Según la terapeuta estadounidense Katherine Morgan Schafler, autora de The Perfectionist’s Guide to Losing Control, muchas mujeres perfeccionistas no procrastinan porque no quieran hacer las cosas, sino porque quieren hacerlas demasiado bien. Y eso lleva a posponer decisiones, revisar infinitamente o incluso evitar proyectos que podrían implicar exposición o crítica.
El perfeccionismo, además, no siempre se manifiesta como rigidez extrema. A veces toma la forma de inseguridad disfrazada de preparación infinita: hacer listas interminables, buscar más información o esperar “el momento ideal” para empezar.

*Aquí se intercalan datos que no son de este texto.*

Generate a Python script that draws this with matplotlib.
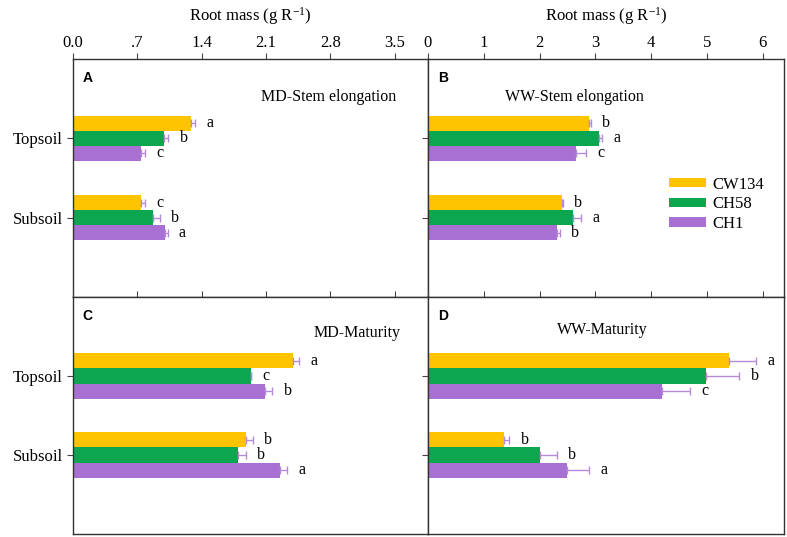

Cómo romper el ciclo: estrategias para actuar sin miedo
Superar la procrastinación no pasa por eliminar el perfeccionismo, sino por transformarlo en un motor más flexible y realista. Estas son algunas estrategias avaladas por psicólogos que pueden ayudarte:
- Redefine el éxito. No todo tiene que ser brillante. A veces, “hecho” es mejor que “perfecto”. Enfócate en el progreso, no en la perfección.
- Divide las tareas. Cuanto más grande parece un objetivo, más lo pospones. Desmenúzalo en pasos pequeños y celebra cada avance.
- Pon límites al pensamiento. Fíjate un tiempo concreto para planificar y luego actúa. Cuanto más analizas, más probable es que te paralices.
- Acepta el error como parte del proceso. La perfección es una ilusión; la mejora, una práctica. Fallar no te define: te entrena.
- Cuida el diálogo interno. Sustituye frases como “no es suficiente” por “esto está bien por ahora”. La autocrítica constante agota más que la acción imperfecta.
De la exigencia a la confianza
Dejar de procrastinar no consiste en hacer más cosas, sino en soltar la idea de que todo depende de hacerlas sin fallar. El cambio real llega cuando comprendemos que la excelencia no nace del control, sino de la constancia.
Romper el vínculo entre perfeccionismo y parálisis requiere paciencia, autocompasión y práctica. Pero cada decisión tomada —aunque no sea perfecta— es una forma de recuperar poder.